Stando a voci autorevoli tuttavia, difficilmente assumerà rilevanza primaria in futuro. Le prospettive di crescita delle fonti energetiche vedono in testa le rinnovabili. Mentre l’energia da atomo, pur avendo un ruolo, conterà sempre meno. Secondo la stessa Iea (Agenzia internazionale dell'energia) passerà dal 18% del 2020 a percentuali molto più basse nel 2050. Potrebbe avere un certo sviluppo nei mercati emergenti e nelle economie in fase di sviluppo”, ma – pur raddoppiando la produzione – nel 2050 si prevede possa pesare solo per un 8%.
Ciò non significa che idroelettrico e nucleare - secondo l’agenzia – non possano dare un contributo alla transizione. Il nucleare contribuisce infatti ad abbattere le immissioni ma occorre decidere come abbinarlo ai veri protagonisti del futuro: solare ed eolico. Per questo chi ha reattori esistenti, in questa fase, sta pensando semmai di prolungarne l’attività per abbassare i costi. Mentre chi decidesse di costruirne di nuovi – consiglia la Iea – dovrebbe farlo in fretta. E i governi dovrebbero elaborare politiche adeguate e finanziare nuove tecnologie.
La prospettiva della fusione nucleare
La ricerca di tecnologie alternative in effetti continua, con la speranza di riuscire ad ottenere energia pulita e illimitata.
Per quanto riguarda la fusione nucleare, sulla quale si ripongono molte speranze, la data fissata per iniziare i test resta il 2050. Nel frattempo si può pensare al ricorso alle centrali nucleari di generazione più avanzata e ai piccoli reattori. Anche perché ciò potrebbe contribuire a risolvere i problemi di talune zone del mondo.
Secondo il segretario nazionale delle Nazioni Unite l’anno scorso si contavano 700 milioni di persone ancora prive dell’accesso alla elettricità. In certi angoli del pianeta, dunque, il nucleare potrebbe dare una mano e arrivare a un utilizzo del 40%.
Il nucleare può avere allora una nuova vita, a tal punto da ipotizzare in Italia - come sostiene qualcuno - il ricorso a un nuovo referendum?
Le posizioni delle associazioni ambientaliste
A questo tipo di sviluppo si oppongono con decisione Legambiente, WWF e Greenpeace che fanno notare, in primo luogo, come da noi i referendum siano deputati solo ad abrogare leggi esistenti. Semmai – dichiarano - il ministro Cingolani e il governo si facciano interpreti in Europa di una discussione sulla nuova tassonomia verde, espressione di una posizione chiara e avanzata, che non ceda alle lobby del gas fossile e del nucleare. Tornare a parlare di nucleare è un esercizio inutile e sterile”.

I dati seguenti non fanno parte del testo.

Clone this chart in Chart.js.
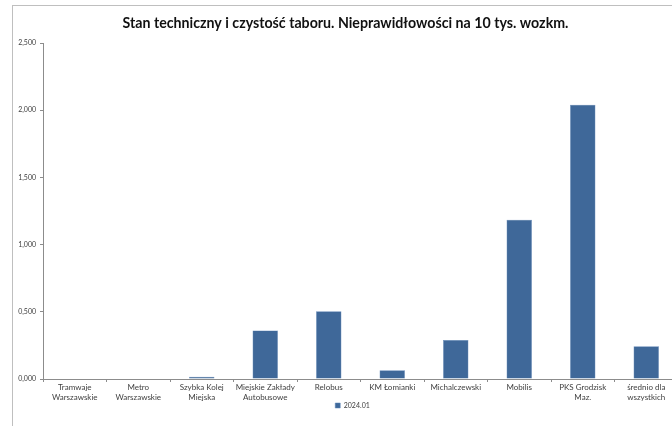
<!DOCTYPE html>
<html>
<head>
<meta charset="utf-8">
<script src="https://cdn.jsdelivr.net/npm/chart.js@4/dist/chart.umd.min.js"></script>
<style>
  html, body { margin: 0; padding: 0; background: #fff; overflow: hidden; width: 672px; height: 426px; }
  #frame { position: absolute; left: 12px; top: 5px; width: 690px; height: 430px; border: 1px solid #bfbfbf; background: #fff; }
  #chart { display: block; }
</style>
</head>
<body>
<div id="frame"><canvas id="chart" width="680" height="420"></canvas></div>
<script>
// kategorie (przewoźnicy)
const kategorie = [
    ['Tramwaje', 'Warszawskie'],
    ['Metro', 'Warszawskie'],
    ['Szybka Kolej', 'Miejska'],
    ['Miejskie Zakłady', 'Autobusowe'],
    'Relobus',
    'KM Łomianki',
    'Michalczewski',
    'Mobilis',
    ['PKS Grodzisk', 'Maz.'],
    ['średnio dla', 'wszystkich']
];
// nieprawidłowości na 10 tys. wozkm, 2024.01
const wartosci2024_01 = [0, 0, 0.017, 0.36, 0.505, 0.065, 0.29, 1.185, 2.04, 0.243];
const etykietaSerii = '2024.01';
const tytul = 'Stan techniczny i czystość taboru. Nieprawidłowości na 10 tys. wozkm.';

const osY = { min: 0, max: 2.5, krok: 0.5 };

function formatujLiczbe(v) {
    return v.toFixed(3).replace('.', ',');
}

// legenda troche wyzej (nachodzi na obszar etykiet osi X) i w prawo
const przesunLegende = {
    id: 'przesunLegende',
    afterLayout(chart) {
        const lg = chart.legend;
        if (lg) {
            lg.top -= 5; lg.bottom -= 5;
            lg.left += 7; lg.right += 7;
        }
    }
};

const ctx = document.getElementById('chart').getContext('2d');
new Chart(ctx, {
    type: 'bar',
    data: {
        labels: kategorie,
        datasets: [{
            label: etykietaSerii,
            data: wartosci2024_01,
            backgroundColor: '#3f6899',
            borderColor: '#5b84b8',
            borderWidth: 0.5,
            barPercentage: 0.4,
            categoryPercentage: 1.0
        }]
    },
    plugins: [przesunLegende],
    options: {
        responsive: false,
        animation: false,
        layout: { padding: { left: 0, right: 15, top: 0, bottom: 2 } },
        plugins: {
            title: {
                display: true,
                text: tytul,
                color: '#111',
                font: { family: 'Lato', size: 14.2, weight: 'bold' },
                padding: { top: 9, bottom: 11 }
            },
            legend: {
                position: 'bottom',
                labels: {
                    boxWidth: 5,
                    boxHeight: 5,
                    padding: 4,
                    color: '#404040',
                    font: { family: 'Lato', size: 7 }
                }
            },
            tooltip: { enabled: false }
        },
        scales: {
            x: {
                grid: { drawOnChartArea: false, tickLength: 3, color: '#8c8c8c', offset: true },
                border: { color: '#8c8c8c' },
                ticks: {
                    color: '#404040',
                    font: { family: 'Lato', size: 8, lineHeight: 1.3 },
                    maxRotation: 0,
                    autoSkip: false,
                    padding: 0
                },
                afterFit: function(scale) { scale.height = 24; }
            },
            y: {
                min: osY.min,
                max: osY.max,
                grid: { drawOnChartArea: false, tickLength: 3, color: '#8c8c8c' },
                border: { color: '#8c8c8c' },
                ticks: {
                    stepSize: osY.krok,
                    color: '#404040',
                    font: { family: 'Lato', size: 7 },
                    padding: 4,
                    callback: function(v) { return formatujLiczbe(v); }
                },
                afterFit: function(scale) { scale.width = 30; }
            }
        }
    }
});
</script>
</body>
</html>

L’eventuale costruzione di centrali di terza generazione, unica possibilità realistica in gioco, del resto, lascerebbe aperti problemi come la sicurezza, lo smaltimento definitivo delle scorie, il decomissioning degli impianti chiusi e il costo di produzione per kilowattora.
Per le associazioni ambientaliste il nucleare di quarta generazione è lungi da venire, e si resta del tutto fuori gioco rispetto alla data di riferimento del 2030. I piccoli reattori sarebbero invece ancora in fase sperimentale.
In definitiva puntare su questo tipo di nucleare giustificandolo come necessario a vincere la lotta ai cambiamenti climatici, "appare una scelta contraddittoria con l’urgenza degli interventi di riduzione delle emissioni climalteranti".
Certi discorsi – sostengono gli esponenti verdi - hanno distolto l’attenzione dalle tecnologie già disponibili sul mercato e basate sulle fonti rinnovabili. Tecnologie in grado di produrre elettricità a costi di gran lunga inferiori senza emettere anidride carbonica, né produrre scorie radioattive o aumentare i rischi di incidenti catastrofici.
Non si manca di far notare inoltre che “i rincari in bolletta, da alcuni paradossalmente addebitati alla transizione ecologica,” sono dovuti, in verità, alla "eccessiva dipendenza del nostro Paese dall’uso del gas e ai ritardi nell’esecuzione del Green Deal”.
La convenienza per il costo delle bollette
Per la convenienza sul costo-bolletta, puntare sul nucleare non sarebbe una soluzione ideale. Viene posto in rilievo come i costi di questo tipo di energia sono saliti sempre di più, mentre i prezzi delle rinnovabili sono progressivamente calati. A considerare i dati del World Nuclear Industry Status Report, nel 2022, produrre 1 kilowattora (kWh) col fotovoltaico sarebbe costato in media, a livello mondiale, 3,7 centesimi di dollaro, con l’eolico 4 e con i nuovi impianti nucleari 16,3.
Qualche riflessione andrebbe fatta anche sull'utilizzo, quando e dove possibile, della energia geotermica, ma ci riserviamo di parlarne in un'altra occasione.
La discussione generale sulle scelte energetiche, in ogni caso, rimane aperta.